• **What is being asked**: Make an exact copy of the data below, leaving out every picture.

• **Data block**:

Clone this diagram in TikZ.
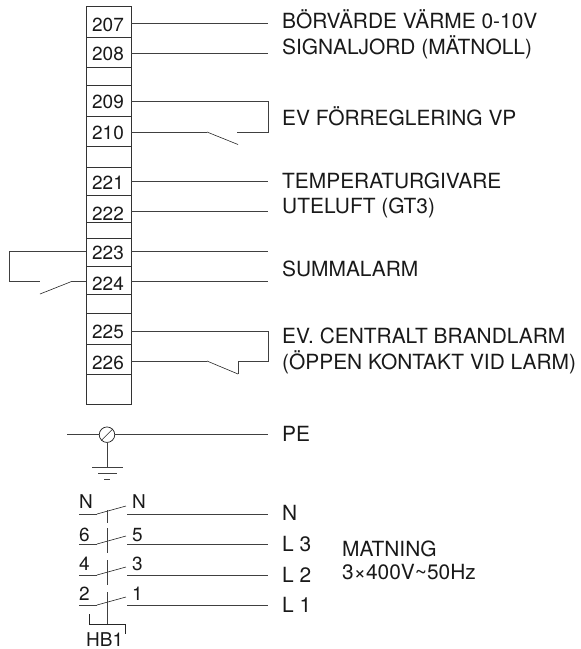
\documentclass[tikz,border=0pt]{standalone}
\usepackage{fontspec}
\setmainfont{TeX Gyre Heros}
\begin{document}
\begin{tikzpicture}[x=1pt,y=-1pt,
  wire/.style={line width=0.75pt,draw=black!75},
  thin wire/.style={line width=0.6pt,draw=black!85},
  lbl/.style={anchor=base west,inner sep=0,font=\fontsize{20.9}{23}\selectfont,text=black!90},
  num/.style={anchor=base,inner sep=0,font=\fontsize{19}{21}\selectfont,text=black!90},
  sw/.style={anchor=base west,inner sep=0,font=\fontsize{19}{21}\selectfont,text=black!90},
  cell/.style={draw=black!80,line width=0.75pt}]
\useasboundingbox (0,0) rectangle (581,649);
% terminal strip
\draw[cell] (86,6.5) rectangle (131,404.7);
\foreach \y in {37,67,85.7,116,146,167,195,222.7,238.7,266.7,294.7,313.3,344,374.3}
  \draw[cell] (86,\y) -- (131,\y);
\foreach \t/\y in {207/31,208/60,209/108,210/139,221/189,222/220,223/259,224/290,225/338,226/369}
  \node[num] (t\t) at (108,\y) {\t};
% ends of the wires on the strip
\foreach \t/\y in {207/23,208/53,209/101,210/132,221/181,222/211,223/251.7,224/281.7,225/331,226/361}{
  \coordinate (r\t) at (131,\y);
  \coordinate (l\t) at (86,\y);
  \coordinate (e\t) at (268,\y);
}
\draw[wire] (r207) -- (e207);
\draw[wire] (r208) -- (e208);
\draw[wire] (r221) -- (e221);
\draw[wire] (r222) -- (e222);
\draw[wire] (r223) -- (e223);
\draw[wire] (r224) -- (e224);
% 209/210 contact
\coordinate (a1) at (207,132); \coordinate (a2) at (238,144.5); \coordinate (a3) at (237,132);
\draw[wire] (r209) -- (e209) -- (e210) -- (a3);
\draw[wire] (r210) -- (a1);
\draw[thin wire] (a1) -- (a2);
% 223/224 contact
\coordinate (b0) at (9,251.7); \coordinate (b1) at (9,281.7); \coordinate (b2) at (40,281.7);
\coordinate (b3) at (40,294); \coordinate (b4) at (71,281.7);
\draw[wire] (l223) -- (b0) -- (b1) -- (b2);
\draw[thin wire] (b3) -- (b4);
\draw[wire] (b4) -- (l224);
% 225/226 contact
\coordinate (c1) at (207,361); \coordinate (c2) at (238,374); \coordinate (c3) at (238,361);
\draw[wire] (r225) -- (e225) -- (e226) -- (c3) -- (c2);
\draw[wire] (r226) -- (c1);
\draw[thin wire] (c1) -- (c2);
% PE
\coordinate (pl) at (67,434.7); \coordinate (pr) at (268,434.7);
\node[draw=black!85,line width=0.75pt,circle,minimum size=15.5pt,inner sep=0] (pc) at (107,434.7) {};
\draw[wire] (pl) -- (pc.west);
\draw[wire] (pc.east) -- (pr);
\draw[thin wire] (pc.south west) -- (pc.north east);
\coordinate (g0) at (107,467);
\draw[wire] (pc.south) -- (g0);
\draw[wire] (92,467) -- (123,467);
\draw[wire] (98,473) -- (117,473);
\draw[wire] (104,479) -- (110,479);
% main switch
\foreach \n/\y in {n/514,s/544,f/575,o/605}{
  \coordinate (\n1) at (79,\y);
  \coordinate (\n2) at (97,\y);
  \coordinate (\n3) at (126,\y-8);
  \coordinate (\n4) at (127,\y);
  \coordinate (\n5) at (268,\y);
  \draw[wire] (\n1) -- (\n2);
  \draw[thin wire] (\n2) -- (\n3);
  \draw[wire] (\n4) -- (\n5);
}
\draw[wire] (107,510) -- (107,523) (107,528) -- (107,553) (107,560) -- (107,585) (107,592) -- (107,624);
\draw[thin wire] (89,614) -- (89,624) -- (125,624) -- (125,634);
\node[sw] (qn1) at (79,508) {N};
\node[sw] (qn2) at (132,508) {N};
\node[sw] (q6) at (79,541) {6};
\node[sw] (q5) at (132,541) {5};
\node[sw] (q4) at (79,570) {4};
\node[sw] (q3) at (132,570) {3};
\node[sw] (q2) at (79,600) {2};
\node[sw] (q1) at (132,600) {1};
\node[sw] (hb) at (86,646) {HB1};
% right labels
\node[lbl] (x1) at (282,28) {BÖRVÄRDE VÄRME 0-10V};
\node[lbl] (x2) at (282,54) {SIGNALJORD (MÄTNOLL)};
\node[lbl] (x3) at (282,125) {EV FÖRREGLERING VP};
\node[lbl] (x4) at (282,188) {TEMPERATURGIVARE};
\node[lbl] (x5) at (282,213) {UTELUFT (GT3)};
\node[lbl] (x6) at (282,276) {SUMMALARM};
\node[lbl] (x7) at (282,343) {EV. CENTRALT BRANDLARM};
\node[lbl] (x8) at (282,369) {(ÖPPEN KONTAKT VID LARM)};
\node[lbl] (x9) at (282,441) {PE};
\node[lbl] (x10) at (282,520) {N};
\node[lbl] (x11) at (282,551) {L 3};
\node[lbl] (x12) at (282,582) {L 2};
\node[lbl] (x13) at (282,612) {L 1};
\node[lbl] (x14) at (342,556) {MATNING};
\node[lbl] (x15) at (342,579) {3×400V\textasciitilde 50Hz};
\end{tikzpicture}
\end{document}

• **Answer to the exercise**:
Clone this diagram in TikZ.
\documentclass[tikz,border=0pt]{standalone}
\usepackage{fontspec}
\setmainfont{TeX Gyre Heros}
\begin{document}
\begin{tikzpicture}[x=1pt,y=-1pt,
  wire/.style={line width=0.75pt,draw=black!75},
  thin wire/.style={line width=0.6pt,draw=black!85},
  lbl/.style={anchor=base west,inner sep=0,font=\fontsize{20.9}{23}\selectfont,text=black!90},
  num/.style={anchor=base,inner sep=0,font=\fontsize{19}{21}\selectfont,text=black!90},
  sw/.style={anchor=base west,inner sep=0,font=\fontsize{19}{21}\selectfont,text=black!90},
  cell/.style={draw=black!80,line width=0.75pt}]
\useasboundingbox (0,0) rectangle (581,649);
% terminal strip
\draw[cell] (86,6.5) rectangle (131,404.7);
\foreach \y in {37,67,85.7,116,146,167,195,222.7,238.7,266.7,294.7,313.3,344,374.3}
  \draw[cell] (86,\y) -- (131,\y);
\foreach \t/\y in {207/31,208/60,209/108,210/139,221/189,222/220,223/259,224/290,225/338,226/369}
  \node[num] (t\t) at (108,\y) {\t};
% ends of the wires on the strip
\foreach \t/\y in {207/23,208/53,209/101,210/132,221/181,222/211,223/251.7,224/281.7,225/331,226/361}{
  \coordinate (r\t) at (131,\y);
  \coordinate (l\t) at (86,\y);
  \coordinate (e\t) at (268,\y);
}
\draw[wire] (r207) -- (e207);
\draw[wire] (r208) -- (e208);
\draw[wire] (r221) -- (e221);
\draw[wire] (r222) -- (e222);
\draw[wire] (r223) -- (e223);
\draw[wire] (r224) -- (e224);
% 209/210 contact
\coordinate (a1) at (207,132); \coordinate (a2) at (238,144.5); \coordinate (a3) at (237,132);
\draw[wire] (r209) -- (e209) -- (e210) -- (a3);
\draw[wire] (r210) -- (a1);
\draw[thin wire] (a1) -- (a2);
% 223/224 contact
\coordinate (b0) at (9,251.7); \coordinate (b1) at (9,281.7); \coordinate (b2) at (40,281.7);
\coordinate (b3) at (40,294); \coordinate (b4) at (71,281.7);
\draw[wire] (l223) -- (b0) -- (b1) -- (b2);
\draw[thin wire] (b3) -- (b4);
\draw[wire] (b4) -- (l224);
% 225/226 contact
\coordinate (c1) at (207,361); \coordinate (c2) at (238,374); \coordinate (c3) at (238,361);
\draw[wire] (r225) -- (e225) -- (e226) -- (c3) -- (c2);
\draw[wire] (r226) -- (c1);
\draw[thin wire] (c1) -- (c2);
% PE
\coordinate (pl) at (67,434.7); \coordinate (pr) at (268,434.7);
\node[draw=black!85,line width=0.75pt,circle,minimum size=15.5pt,inner sep=0] (pc) at (107,434.7) {};
\draw[wire] (pl) -- (pc.west);
\draw[wire] (pc.east) -- (pr);
\draw[thin wire] (pc.south west) -- (pc.north east);
\coordinate (g0) at (107,467);
\draw[wire] (pc.south) -- (g0);
\draw[wire] (92,467) -- (123,467);
\draw[wire] (98,473) -- (117,473);
\draw[wire] (104,479) -- (110,479);
% main switch
\foreach \n/\y in {n/514,s/544,f/575,o/605}{
  \coordinate (\n1) at (79,\y);
  \coordinate (\n2) at (97,\y);
  \coordinate (\n3) at (126,\y-8);
  \coordinate (\n4) at (127,\y);
  \coordinate (\n5) at (268,\y);
  \draw[wire] (\n1) -- (\n2);
  \draw[thin wire] (\n2) -- (\n3);
  \draw[wire] (\n4) -- (\n5);
}
\draw[wire] (107,510) -- (107,523) (107,528) -- (107,553) (107,560) -- (107,585) (107,592) -- (107,624);
\draw[thin wire] (89,614) -- (89,624) -- (125,624) -- (125,634);
\node[sw] (qn1) at (79,508) {N};
\node[sw] (qn2) at (132,508) {N};
\node[sw] (q6) at (79,541) {6};
\node[sw] (q5) at (132,541) {5};
\node[sw] (q4) at (79,570) {4};
\node[sw] (q3) at (132,570) {3};
\node[sw] (q2) at (79,600) {2};
\node[sw] (q1) at (132,600) {1};
\node[sw] (hb) at (86,646) {HB1};
% right labels
\node[lbl] (x1) at (282,28) {BÖRVÄRDE VÄRME 0-10V};
\node[lbl] (x2) at (282,54) {SIGNALJORD (MÄTNOLL)};
\node[lbl] (x3) at (282,125) {EV FÖRREGLERING VP};
\node[lbl] (x4) at (282,188) {TEMPERATURGIVARE};
\node[lbl] (x5) at (282,213) {UTELUFT (GT3)};
\node[lbl] (x6) at (282,276) {SUMMALARM};
\node[lbl] (x7) at (282,343) {EV. CENTRALT BRANDLARM};
\node[lbl] (x8) at (282,369) {(ÖPPEN KONTAKT VID LARM)};
\node[lbl] (x9) at (282,441) {PE};
\node[lbl] (x10) at (282,520) {N};
\node[lbl] (x11) at (282,551) {L 3};
\node[lbl] (x12) at (282,582) {L 2};
\node[lbl] (x13) at (282,612) {L 1};
\node[lbl] (x14) at (342,556) {MATNING};
\node[lbl] (x15) at (342,579) {3×400V\textasciitilde 50Hz};
\end{tikzpicture}
\end{document}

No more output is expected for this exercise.